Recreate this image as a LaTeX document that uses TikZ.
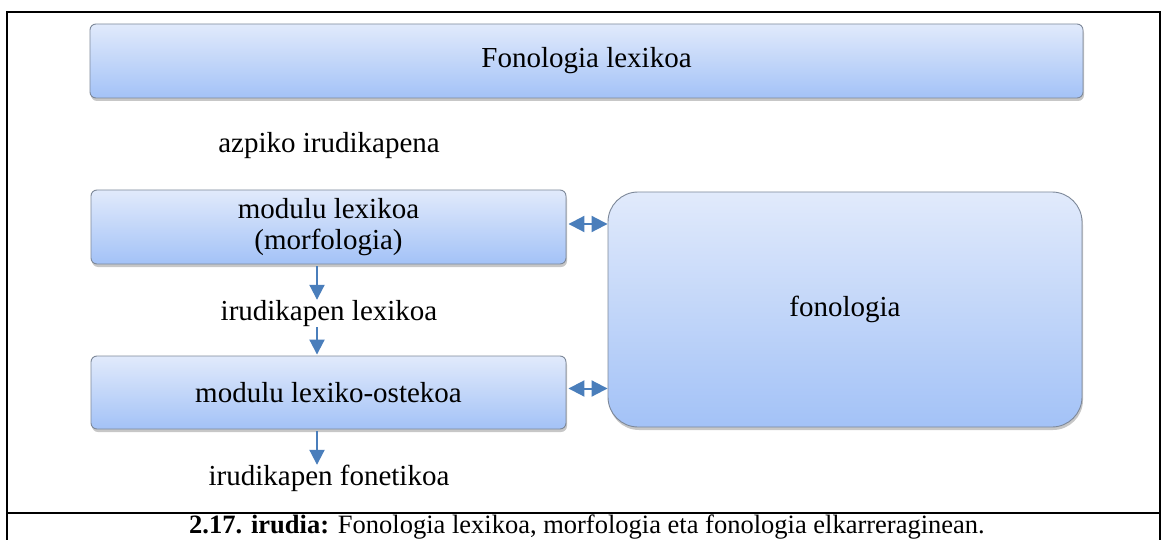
\documentclass[tikz,border=0pt]{standalone}
\usepackage{fontspec}
\setmainfont{Liberation Serif}
\usetikzlibrary{arrows.meta,shadows}
\definecolor{boxtop}{HTML}{E1EAFB}
\definecolor{boxbot}{HTML}{A3C2F7}
\definecolor{boxedge}{HTML}{7D8899}
\definecolor{arrowblue}{HTML}{4A7EBB}
\tikzset{
  bluebox/.style={draw=boxedge, line width=0.9pt, rounded corners=6pt,
    top color=boxtop, bottom color=boxbot, inner sep=0pt, align=center,
    drop shadow={shadow xshift=1pt, shadow yshift=-3pt, opacity=0.22, fill=black},
    font=\fontsize{29}{31}\selectfont},
  bigbox/.style={bluebox, rounded corners=30pt},
  label/.style={inner sep=0pt, text height=20pt, text depth=6pt,
    font=\fontsize{29}{31}\selectfont},
  flow/.style={draw=arrowblue, line width=2pt,
    -{Triangle[width=15pt,length=15pt]}},
  link/.style={draw=arrowblue, line width=2pt,
    {Triangle[width=16pt,length=16pt]}-{Triangle[width=16pt,length=16pt]}},
  frame/.style={line width=2.2pt}
}
\begin{document}
\begin{tikzpicture}[x=1pt,y=-1pt]
\useasboundingbox (0,0) rectangle (1161,540);
\fill[white] (0,0) rectangle (1161,540);

% outer frame and caption rule
\draw[frame] (7,540) -- (7,12) -- (1160,12) -- (1160,540);
\draw[frame] (7,513) -- (1160,513);

% boxes
\node[bluebox, minimum width=993pt, minimum height=74pt] (lexphon) at (586.5,61) {Fonologia lexikoa};
\node[bluebox, minimum width=475pt, minimum height=74pt] (lexmod) at (328.5,227) {modulu lexikoa\\(morfologia)};
\node[bluebox, minimum width=475pt, minimum height=73pt] (postmod) at (328.5,392.5) {modulu lexiko-ostekoa};
\node[bigbox, minimum width=474pt, minimum height=235pt] (phon) at (845,309.5) {fonologia};

% free labels
\node[label] (under) at (329,146) {azpiko irudikapena};
\node[label] (lexrep) at (329,313) {irudikapen lexikoa};
\node[label] (phonrep) at (329,478) {irudikapen fonetikoa};

% caption
\node[inner sep=0pt, font=\fontsize{26.5}{28}\selectfont] (caption) at (587,527)
  {\textbf{2.17. irudia:} Fonologia lexikoa, morfologia eta fonologia elkarreraginean.};

% flow arrows
\coordinate (axis) at (317,0);
\draw[flow, shorten <=2pt] (lexmod.south -| axis) -- (lexrep.north -| axis);
\draw[flow, shorten <=1pt, shorten >=1pt] (lexrep.south -| axis) -- (postmod.north -| axis);
\draw[flow, shorten <=2pt] (postmod.south -| axis) -- (phonrep.north -| axis);

% interaction arrows
\draw[link, shorten <=2pt] ([yshift=3pt]lexmod.east) -- ([yshift=3pt]lexmod.east -| phon.west);
\draw[link, shorten <=2pt] ([yshift=4pt]postmod.east) -- ([yshift=4pt]postmod.east -| phon.west);
\end{tikzpicture}
\end{document}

▶ [WHAT IS NEEDED]: Repeat the lines above, starting at the first and stopping after the line that holds "(phonrep) at (329,478)", with the pictures left out.

▶ [IN RESPONSE]:
Recreate this image as a LaTeX document that uses TikZ.
\documentclass[tikz,border=0pt]{standalone}
\usepackage{fontspec}
\setmainfont{Liberation Serif}
\usetikzlibrary{arrows.meta,shadows}
\definecolor{boxtop}{HTML}{E1EAFB}
\definecolor{boxbot}{HTML}{A3C2F7}
\definecolor{boxedge}{HTML}{7D8899}
\definecolor{arrowblue}{HTML}{4A7EBB}
\tikzset{
  bluebox/.style={draw=boxedge, line width=0.9pt, rounded corners=6pt,
    top color=boxtop, bottom color=boxbot, inner sep=0pt, align=center,
    drop shadow={shadow xshift=1pt, shadow yshift=-3pt, opacity=0.22, fill=black},
    font=\fontsize{29}{31}\selectfont},
  bigbox/.style={bluebox, rounded corners=30pt},
  label/.style={inner sep=0pt, text height=20pt, text depth=6pt,
    font=\fontsize{29}{31}\selectfont},
  flow/.style={draw=arrowblue, line width=2pt,
    -{Triangle[width=15pt,length=15pt]}},
  link/.style={draw=arrowblue, line width=2pt,
    {Triangle[width=16pt,length=16pt]}-{Triangle[width=16pt,length=16pt]}},
  frame/.style={line width=2.2pt}
}
\begin{document}
\begin{tikzpicture}[x=1pt,y=-1pt]
\useasboundingbox (0,0) rectangle (1161,540);
\fill[white] (0,0) rectangle (1161,540);

% outer frame and caption rule
\draw[frame] (7,540) -- (7,12) -- (1160,12) -- (1160,540);
\draw[frame] (7,513) -- (1160,513);

% boxes
\node[bluebox, minimum width=993pt, minimum height=74pt] (lexphon) at (586.5,61) {Fonologia lexikoa};
\node[bluebox, minimum width=475pt, minimum height=74pt] (lexmod) at (328.5,227) {modulu lexikoa\\(morfologia)};
\node[bluebox, minimum width=475pt, minimum height=73pt] (postmod) at (328.5,392.5) {modulu lexiko-ostekoa};
\node[bigbox, minimum width=474pt, minimum height=235pt] (phon) at (845,309.5) {fonologia};

% free labels
\node[label] (under) at (329,146) {azpiko irudikapena};
\node[label] (lexrep) at (329,313) {irudikapen lexikoa};
\node[label] (phonrep) at (329,478) {irudikapen fonetikoa};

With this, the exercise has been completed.